The last Tennis Masters Cup came to an end on November 16, 2008. In the season-ending tournament, world No. 3 player Novak Djokovic from Serbia managed a 6:1 and 7:5 win over Russian Nikolay Davydenko at the Qizhong Stadium, Shanghai. In future the event will become known as the ATP World Tour Final and move to London in 2009. Shanghai, the city that has hosted five Masters Cup events, will play host to the ATP Masters 1000 in 2009.

The predecessor of the Tennis Masters Cup was the Tour World Championship of the Association of Tennis Professionals (ATP). On December 9, 1999, the Committee of the four Grand Slam tournaments and the International Tennis Federation (ITF) announced the discontinuity of the ATP Tour World Championship and the Grand Slam Cup. A new jointly owned event of men’s tour tournaments, called the Tennis Masters Cup, was set up in 2000. Two years later the Masters Cup entered China.

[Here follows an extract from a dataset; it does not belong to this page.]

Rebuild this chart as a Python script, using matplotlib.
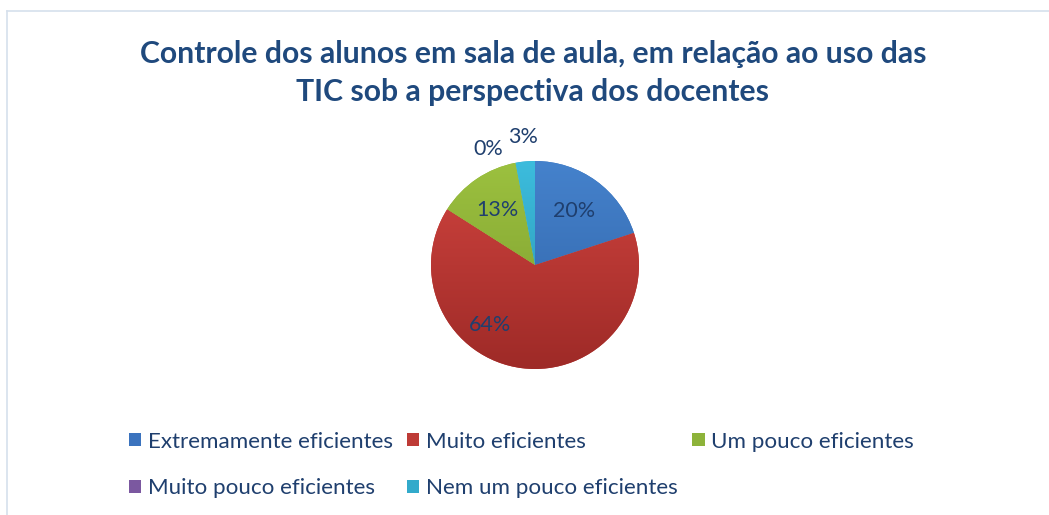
import numpy as np
import matplotlib
matplotlib.use('Agg')
import matplotlib.pyplot as plt
from matplotlib.lines import Line2D
from matplotlib.patches import Patch
from matplotlib.colors import LinearSegmentedColormap

categories = ['Extremamente eficientes', 'Muito eficientes', 'Um pouco eficientes',
              'Muito pouco eficientes', 'Nem um pouco eficientes']
values = [20, 64, 13, 0, 3]
labels = ['20%', '64%', '13%', '0%', '3%']

# light / dark shade per slice (Excel style gradient)
light = ['#4582CC', '#D0443F', '#9CC13F', '#8A65B0', '#3CBCDD']
dark = ['#2F62A6', '#9E2A27', '#7A9A2E', '#60407F', '#2A93AE']
mid = ['#3B73BE', '#BE3B36', '#8DB33A', '#7B58A0', '#32AACB']

title_color = '#1F497D'
text_color = '#1F3F6E'

plt.rcParams['font.family'] = ['Lato', 'DejaVu Sans']

W, H = 1049, 515
fig = plt.figure(figsize=(W / 100, H / 100), dpi=100)
# pie centre ~ (535, 265) px, radius ~104 px
R = 104
ax = fig.add_axes([(535 - 1.25 * R) / W, (H - 265 - 1.05 * R) / H, 2.5 * R / W, 2.5 * R / H])

wedges, _ = ax.pie(values, startangle=90, counterclock=False, radius=1.0,
                   colors=mid, wedgeprops=dict(linewidth=0))

# vertical gradient clipped to each wedge
for w, lc, dc in zip(wedges, light, dark):
    cmap = LinearSegmentedColormap.from_list('g', [dc, lc])
    grad = np.linspace(0, 1, 256).reshape(-1, 1)
    im = ax.imshow(grad, cmap=cmap, origin='lower', extent=(-1, 1, -1, 1),
                   aspect='auto', zorder=w.get_zorder())
    im.set_clip_path(w)

ax.set_aspect('equal')
ax.set_xlim(-1.25, 1.25)
ax.set_ylim(-1.05, 1.45)
ax.axis('off')

# percentage labels placed from wedge angles
for w, lab, v in zip(wedges, labels, values):
    ang = np.deg2rad((w.theta1 + w.theta2) / 2)
    if v < 5:
        r = 1.24
    elif v > 50:
        r = 0.72
    else:
        r = 0.64
    if v > 50:
        ang = np.deg2rad(w.theta1 + (w.theta2 - w.theta1) * 0.37)
    x, y = r * np.cos(ang), r * np.sin(ang)
    if v == 0:
        x -= 0.22
        y -= 0.1
    ax.text(x, y, lab, ha='center', va='center', fontsize=15.5, color=text_color, zorder=5)

fig.text(0.508, 1 - 73 / H, 'Controle dos alunos em sala de aula, em relação ao uso das\nTIC sob a perspectiva dos docentes',
         ha='center', va='center', fontsize=21.7, fontweight='bold', color=title_color,
         linespacing=1.47)

order = [0, 3, 1, 4, 2]
handles = [Patch(facecolor=mid[i], edgecolor='none') for i in order]
fig.legend(handles, [categories[i] for i in order], ncol=3, loc='center',
           bbox_to_anchor=(0.497, 1 - 465 / H), frameon=False, fontsize=16.1,
           handlelength=0.55, handleheight=0.55, handletextpad=0.3,
           columnspacing=0.65, labelspacing=1.2, labelcolor=text_color,
           borderpad=0)

# chart frame (top and left edges visible)
fig.add_artist(Line2D([7 / W, 1], [1 - 11 / H, 1 - 11 / H], color='#D6E0EC', lw=1.2))
fig.add_artist(Line2D([7 / W, 7 / W], [0, 1 - 11 / H], color='#D6E0EC', lw=1.2))

fig.savefig('out.png', dpi=100, facecolor='white')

WINNING TOUCH: Serbian ace Novak Djokovic kisses the cup after winning the Shanghai Masters 2008  

The Masters Cup brought tennis mania to Shanghai, greatly helping popularize the sport in the city. At first, the ATP had to hold pre-tournament news conferences for the Chinese media to spread information about what the ATP was and how the Masters Cup operated.

But today, things have changed. According to the Shanghai-based newspaper Xinmin Evening News, the number of people playing tennis in Shanghai has risen from 100,000 in 2002 to 600,000 currently, and the number of tennis courts has increased from 200 to over 2,000. According to the official website of the Shanghai Masters Cup, 4 million people in China have taken up tennis since the first Masters Cup was held in Shanghai.

Roger Federer, four-time winner of the Shanghai Masters Cup, was deeply impressed by the enthusiastic fans in China. “I know I have great fans here in China, so I’m looking forward to coming back next year,” he told tennisnews.com in November 2008.